Export decision problem has a policy rule characterized by a pair of cutoff productivities zh > zl: a exit threshold zl(A) and an entry threshold zh. Firms enter when they get a productivity draw above zh. They continue to export until productivity falls below zl(A). zl(A) is a function of A because there is a hysteresis effect caused by $\frac{\partial g(A)}{\partial A} > 0$. zh is not a function of A, because by definition of A we have A = 0 for all firms considering entry.
Empirics
Timoshenko then does some empirical work to try to tease out the importance of the g function on export sales and participation. Because there are sunk export costs in the model, she claims that considering both g and sunk costs isolates all learning effects into coefficients for g.

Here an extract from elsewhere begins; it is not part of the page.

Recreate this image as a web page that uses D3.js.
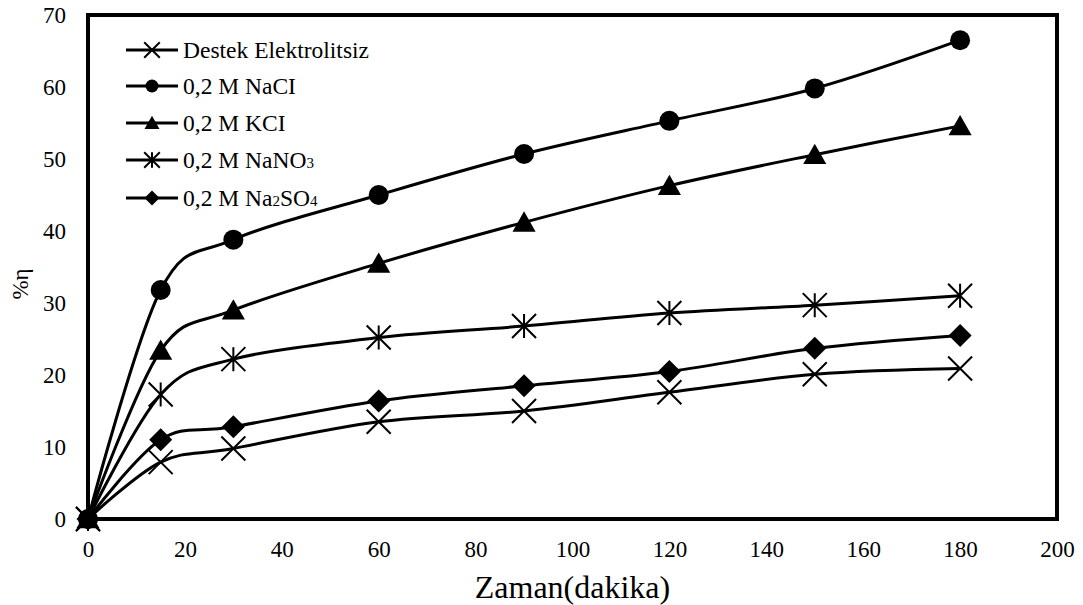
<!DOCTYPE html>
<html>
<head>
<meta charset="utf-8">
<script src="https://cdn.jsdelivr.net/npm/d3@7"></script>
<style>
  body { margin: 0; background: #fff; }
  svg text { font-family: "Liberation Serif", "Times New Roman", serif !important; fill: #000; }
</style>
</head>
<body>
<svg id="chart" width="1083" height="605" font-family="Liberation Serif"></svg>
<script>
// time points (dakika)
const times = [0, 15, 30, 60, 90, 120, 150, 180];

// %η values per electrolyte
const destek = [0, 7.9, 9.8, 13.5, 15.0, 17.6, 20.1, 20.9];
const nacl = [0, 31.8, 38.8, 45.0, 50.7, 55.3, 59.8, 66.5];
const kcl = [0, 23.4, 29.0, 35.5, 41.2, 46.3, 50.6, 54.6];
const nano3 = [0, 17.3, 22.2, 25.2, 26.8, 28.6, 29.7, 31.0];
const na2so4 = [0, 11.0, 12.8, 16.4, 18.5, 20.5, 23.7, 25.5];

const xTicks = [0, 20, 40, 60, 80, 100, 120, 140, 160, 180, 200];
const yTicks = [0, 10, 20, 30, 40, 50, 60, 70];

// legend labels: [text, subscript, text, subscript]
const series = [
  { name: ["Destek Elektrolitsiz"], values: destek, marker: "x" },
  { name: ["0,2 M NaCI"], values: nacl, marker: "circle" },
  { name: ["0,2 M KCI"], values: kcl, marker: "triangle" },
  { name: ["0,2 M NaNO", "3"], values: nano3, marker: "star" },
  { name: ["0,2 M Na", "2", "SO", "4"], values: na2so4, marker: "diamond" }
];

const svg = d3.select("#chart");
const serif = "'Liberation Serif', 'Times New Roman', serif";
const plotL = 88, plotR = 1057, plotT = 15, plotB = 519;

const x = d3.scaleLinear().domain([0, 200]).range([plotL, plotR]);
const y = d3.scaleLinear().domain([0, 70]).range([plotB, plotT]);

// axes (labels only, no tick marks)
const xAxis = svg.append("g")
  .attr("transform", `translate(0,${plotB})`)
  .call(d3.axisBottom(x).tickValues(xTicks).tickSize(0).tickPadding(22));
xAxis.attr("font-family", null).attr("font-size", null);
xAxis.select(".domain").remove();
xAxis.selectAll("text").style("font-size", "23px").style("font-family", serif);

const yAxis = svg.append("g")
  .attr("transform", `translate(${plotL},0)`)
  .call(d3.axisLeft(y).tickValues(yTicks).tickSize(0).tickPadding(22));
yAxis.attr("font-family", null).attr("font-size", null);
yAxis.select(".domain").remove();
yAxis.selectAll("text").style("font-size", "23px").style("font-family", serif);

// axis titles
svg.append("text")
  .attr("x", (plotL + plotR) / 2)
  .attr("y", 598)
  .attr("text-anchor", "middle")
  .style("font-family", serif)
  .style("font-size", "32px")
  .text("Zaman(dakika)");

svg.append("text")
  .attr("transform", "translate(28,284) rotate(-90)")
  .attr("text-anchor", "middle")
  .style("font-family", serif)
  .style("font-size", "23px")
  .text("%η");

// marker drawing
function drawMarker(g, type, cx, cy, s) {
  if (type === "circle") {
    g.append("circle").attr("cx", cx).attr("cy", cy).attr("r", 10 * s).attr("fill", "#000");
  } else if (type === "triangle") {
    const h = 11 * s;
    g.append("path")
      .attr("d", `M${cx},${cy - h} L${cx + h * 1.05},${cy + h * 0.85} L${cx - h * 1.05},${cy + h * 0.85}Z`)
      .attr("fill", "#000");
  } else if (type === "diamond") {
    const h = 11.5 * s;
    g.append("path")
      .attr("d", `M${cx},${cy - h} L${cx + h},${cy} L${cx},${cy + h} L${cx - h},${cy}Z`)
      .attr("fill", "#000");
  } else if (type === "x") {
    const h = 12 * s;
    g.append("path")
      .attr("d", `M${cx - h},${cy - h} L${cx + h},${cy + h} M${cx - h},${cy + h} L${cx + h},${cy - h}`)
      .attr("stroke", "#000").attr("stroke-width", 2).attr("fill", "none");
  } else if (type === "star") {
    const h = 12 * s;
    g.append("path")
      .attr("d", `M${cx - h},${cy - h} L${cx + h},${cy + h} M${cx - h},${cy + h} L${cx + h},${cy - h} M${cx},${cy - h} L${cx},${cy + h}`)
      .attr("stroke", "#000").attr("stroke-width", 2).attr("fill", "none");
  }
}

const line = d3.line()
  .x(d => x(d[0]))
  .y(d => y(d[1]))
  .curve(d3.curveCardinal.tension(0));

const plot = svg.append("g");

series.forEach(s => {
  const pts = times.map((t, i) => [t, s.values[i]]);
  plot.append("path")
    .attr("d", line(pts))
    .attr("fill", "none")
    .attr("stroke", "#000")
    .attr("stroke-width", 3);
});

series.forEach(s => {
  times.forEach((t, i) => drawMarker(plot, s.marker, x(t), y(s.values[i]), 1));
});

// plot area border
svg.append("rect")
  .attr("x", plotL).attr("y", plotT)
  .attr("width", plotR - plotL).attr("height", plotB - plotT)
  .attr("fill", "none")
  .attr("stroke", "#000")
  .attr("stroke-width", 4);

// legend
const legend = svg.append("g");
const legendY = [50, 86, 123, 160, 198];
series.forEach((s, i) => {
  const ly = legendY[i];
  legend.append("line")
    .attr("x1", 126).attr("x2", 178)
    .attr("y1", ly).attr("y2", ly)
    .attr("stroke", "#000").attr("stroke-width", 3);
  drawMarker(legend, s.marker, 152, ly, 0.65);
  const t = legend.append("text")
    .attr("x", 183).attr("y", ly + 8)
    .style("font-family", serif)
    .style("font-size", "23.5px");
  s.name.forEach((part, j) => {
    if (j % 2 === 0) {
      t.append("tspan").text(part);
    } else {
      t.append("tspan").style("font-size", "15px").text(part);
    }
  });
});
</script>
</body>
</html>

To do this she starts from her reduced form theoretical model to build an empirical model. She controls for firm characteristics like location, domestic sales, investment, labor and materials expenditures, capital stock, wage rate, productivity, etc. She also builds in plant specific random effects. The result is an system of estimable equations that effectively regress the export decision rule on firm characteristics, exporter age dummies, and other controls.
Aside
I don’t necessarily agree with her main claim. Without micro-foundations, g doesn’t say anything about learning specifically. As it is written g is a simply a mechanism that causes sales and profits to increase with exporter age. This could be learning, more efficient production, more efficient transporting of goods, exogenous rise in foreign demand, market penetration/firm reputation in foreign market, etc. You might make an argument that the efficiency angles are a subset of learning: firms are learning to be more efficient, but I believe separating different channels of learning is important.
Results
Using plant level data on Columbian firms in the 1980’s Timoshenko finds evidence that supports her age-dependence hypothesis. The findings are robust across industries. The punchline is that about ½ of the value of the state dependence parameter is attributed to sunk costs and about ½ is attributed to age-dependence. By state dependence I mean the impact of yesterday’s export status on today’s export decision.